— И кто мог ожидать, что ему вздумается обходить ярмарку? — ворчала одна из служанок, когда они поднимались по крутой лестнице, ведущей из Главного зала в апартаменты лорда Мерона.
— Нужда заставила, Диндха! Слышала, что болтают на ярмарке? Мол, Мерон уже помер, а наследника так и не назвал. Кое у кого уже руки чешутся превратить ярмарочный день в день побоища.
После этих слов оба так и покатились со смеху, и Пьемур стал прикидывать: не обнаружит ли он слишком большую неосведомленность в делах холда, если спросит, что их так развеселило.
— Как же — видел, как они сбежались, — тем же хитрым, злорадным тоном добавил Бесел. — Сегодня каждый побыл с ним минуту-другую. А теперь все, как пить дать, крутятся вокруг него на ярмарке.
— Он над ними еще потешится — ведь каждый думает, что назовут его, — прокудахтала женщина и ткнула Бесела в бок, после чего оба снова затряслись от злорадного смеха.
— Надеюсь, нам не придется одним здесь все разгребать, — проворчал Бесел, берясь за дверную ручку. — Не помню, когда тут… Фу! — он отпрянул и закашлялся: из, комнаты навстречу им хлынул поток зловония. Когда этот запах ударил Пьемуру в нос — липкий, приторный, тошнотворный, он почувствовал, что его вот-вот вывернет, и постарался не дышать, ожидая пока свежий воздух из коридора не проникнет в комнату.
— Эй, ты, — ступай, отвори ставни! Ты, ты, грязнуля, небось привык кишки потрошить. — Бесел грубо схватил Пьемура за плечо и втолкнул в комнату.
Мальчик и сам не знал, как ему удалось сдержать рвоту, пока он открывал окно. Он упал грудью на широкий подоконник и, высунувшись наружу, стал ловить свежий, прохладный воздух.
— Теперь другие окна, — приказал Бесел, не двинувшись дальше порога. Пьемур набрал побольше воздуха и принялся за следующие ставни. Он стоял у последнего окна, ожидая, пока хоть немного выветрятся запахи болезни и разложения. Значит, наследники лорда Мерона вынуждены находиться рядом с ним в этой смрадной атмосфере? Пьемур ощутил к ним нечто вроде сочувствия.
Но скоро Бесел закричал, чтобы он шел в другие комнаты и тоже проветрил их как следует.

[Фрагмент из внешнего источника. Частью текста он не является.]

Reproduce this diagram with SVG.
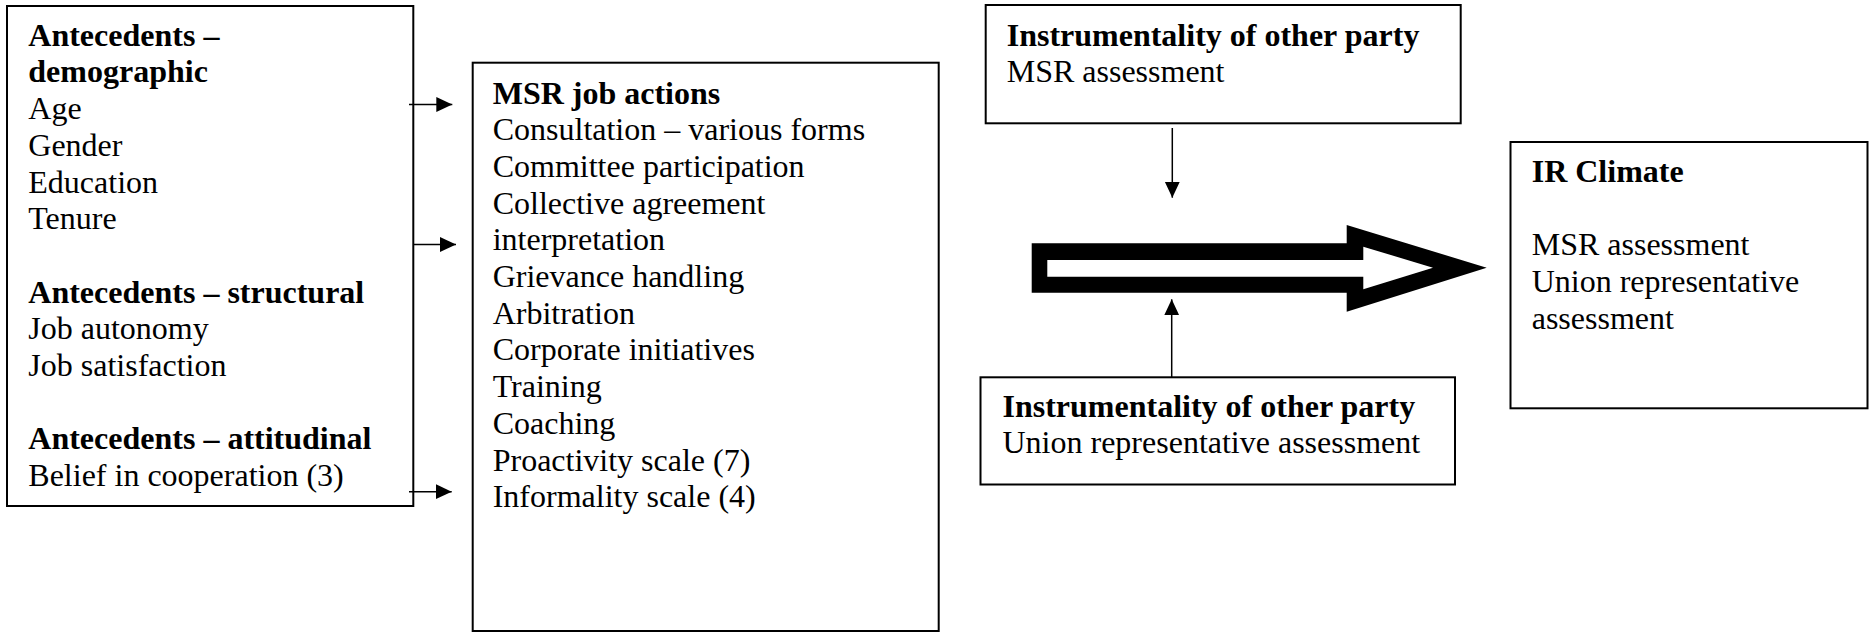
<svg xmlns="http://www.w3.org/2000/svg" width="1874" height="632" viewBox="0 0 1874 632">
  <style>
    .box { fill: #ffffff; stroke: #000000; stroke-width: 2; }
    .t { font-family: "Liberation Serif", "Times New Roman", serif; font-size: 32px; fill: #000000; }
    .b { font-weight: bold; }
    .conn { stroke: #000000; stroke-width: 1.5; fill: none; marker-end: url(#ah); }
  </style>
  <defs>
    <marker id="ah" markerUnits="userSpaceOnUse" markerWidth="17" markerHeight="16" refX="16" refY="7.5" orient="auto">
      <path d="M0,0 L16,7.5 L0,15 Z" fill="#000000"/>
    </marker>
  </defs>
  <rect width="1874" height="632" fill="#ffffff"/>

  <g id="antecedents">
    <rect class="box" x="7" y="6" width="406.3" height="500"/>
    <text class="t">
      <tspan class="b" x="28.3" y="45.7">Antecedents –</tspan>
      <tspan class="b" x="28.3" y="82.4">demographic</tspan>
      <tspan x="28.3" y="119.1">Age</tspan>
      <tspan x="28.3" y="155.8">Gender</tspan>
      <tspan x="28.3" y="192.5">Education</tspan>
      <tspan x="28.3" y="229.2">Tenure</tspan>
      <tspan class="b" x="28.3" y="302.6">Antecedents – structural</tspan>
      <tspan x="28.3" y="339.3">Job autonomy</tspan>
      <tspan x="28.3" y="376">Job satisfaction</tspan>
      <tspan class="b" x="28.3" y="449.4">Antecedents – attitudinal</tspan>
      <tspan x="28.3" y="486.1">Belief in cooperation (3)</tspan>
    </text>
  </g>

  <g id="msr-job-actions">
    <rect class="box" x="472.7" y="62.7" width="466" height="568.3"/>
    <text class="t">
      <tspan class="b" x="492.7" y="103.5">MSR job actions</tspan>
      <tspan x="492.7" y="140.2">Consultation – various forms</tspan>
      <tspan x="492.7" y="176.9">Committee participation</tspan>
      <tspan x="492.7" y="213.6">Collective agreement</tspan>
      <tspan x="492.7" y="250.3">interpretation</tspan>
      <tspan x="492.7" y="287">Grievance handling</tspan>
      <tspan x="492.7" y="323.7">Arbitration</tspan>
      <tspan x="492.7" y="360.4">Corporate initiatives</tspan>
      <tspan x="492.7" y="397.1">Training</tspan>
      <tspan x="492.7" y="433.8">Coaching</tspan>
      <tspan x="492.7" y="470.5">Proactivity scale (7)</tspan>
      <tspan x="492.7" y="507.2">Informality scale (4)</tspan>
    </text>
  </g>

  <g id="instrumentality-msr">
    <rect class="box" x="985.7" y="5" width="475" height="118.3"/>
    <text class="t">
      <tspan class="b" x="1006.7" y="45.7">Instrumentality of other party</tspan>
      <tspan x="1006.7" y="82.4">MSR assessment</tspan>
    </text>
  </g>

  <g id="instrumentality-union">
    <rect class="box" x="980.5" y="377.3" width="474.5" height="107.2"/>
    <text class="t">
      <tspan class="b" x="1002.5" y="416.7">Instrumentality of other party</tspan>
      <tspan x="1002.5" y="453.4">Union representative assessment</tspan>
    </text>
  </g>

  <g id="ir-climate">
    <rect class="box" x="1510.5" y="142" width="357" height="266.3"/>
    <text class="t">
      <tspan class="b" x="1531.7" y="181.7">IR Climate</tspan>
      <tspan x="1531.7" y="255.1">MSR assessment</tspan>
      <tspan x="1531.7" y="291.8">Union representative</tspan>
      <tspan x="1531.7" y="328.5">assessment</tspan>
    </text>
  </g>

  <g id="connectors">
    <line class="conn" x1="409" y1="104.5" x2="452.3" y2="104.5"/>
    <line class="conn" x1="413.3" y1="244.5" x2="456" y2="244.5"/>
    <line class="conn" x1="409" y1="491.7" x2="451.7" y2="491.7"/>
    <line class="conn" x1="1172.3" y1="128" x2="1172.3" y2="197.7"/>
    <line class="conn" x1="1171.7" y1="377.3" x2="1171.7" y2="299.3"/>
    <g id="block-arrow">
      <polygon points="1031.7,243.3 1346.7,243.3 1346.7,225 1486.7,267.7 1346.7,311.7 1346.7,292.7 1031.7,292.7" fill="#000000"/>
      <polygon points="1047.3,260 1363.3,260 1363.3,246.7 1433,267.7 1363.3,289.3 1363.3,276.7 1047.3,276.7" fill="#ffffff"/>
    </g>
  </g>
</svg>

— Иначе вряд ли кто прикоснется к его угощению, а попробует — так нам за ним потом убирать придется, — заметил он.
Самое жуткое зловоние царило в последней из четырех просторных комнат, составлявших личные апартаменты лорда Наболского. Именно тогда Пьемур благословил судьбу, пославшую его сюда раньше других. На приступке очага стояло девять горшочков — в точности такого размера, какие использовались для яиц файров. Справившись с тошнотой, Пьемур метнулся через комнату проверить свою догадку. Один из горшочков стоял слева, немного в стороне от других. Подняв крышку, Пьемур разгреб песок и, увидев пятнистую скорлупу, осторожно присыпал снова. Потом быстро проверил содержимое одного из горшочков, что стояли правее. Да, яйцо заметно меньше, и скорлупа другого оттенка. Он мог бы поставить все свои денежки: в левом горшочке хранится королевское яйцо! Молниеносным движением Пьемур поменял горшочки местами. Затем, повернувшись спиной к двери, на тот случай, если в комнату заглянет Бесел, ловко вытряхнул песок в ведро для золы, достал яйцо и сунул за пазуху. Порывшись в золе, он отыскал небольшую головешку с закругленным концом, аккуратно положил на место яйца, присыпал песком и, закрыв горшочек крышкой, поставил его на прежнее место в ряду. Он едва успел выпрямиться, как в комнату вошла служанка.
— Молодчина, что начал с очага. Не забудь принести черного камня со двора. Наш любит, когда тепло, ох как любит, — хихикнула она, с грохотом отодвигая резные стулья, чтобы подмести под столом. — Только не долго уж ему наслаждаться теплом, помяни мое слово.
Вошедший следом Бесел загоготал вместе с ней.
Угли в камине были горячие, и Пьемур, очищая решетку от золы, раскраснелся от жара. Согрелось и яйцо, спрятанное у него на груди.
— Пошевеливайся, неряха, — прикрикнул на него Бесел, когда мальчик пошел выносить тяжелое ведро. А будешь лениться, получишь от меня на орехи! — он поднял увесистый кулак, но Пьемур увернулся и почувствовал, как яйцо стукнулось о ребра. «Как бы чего доброго не разбить», — забеспокоился он.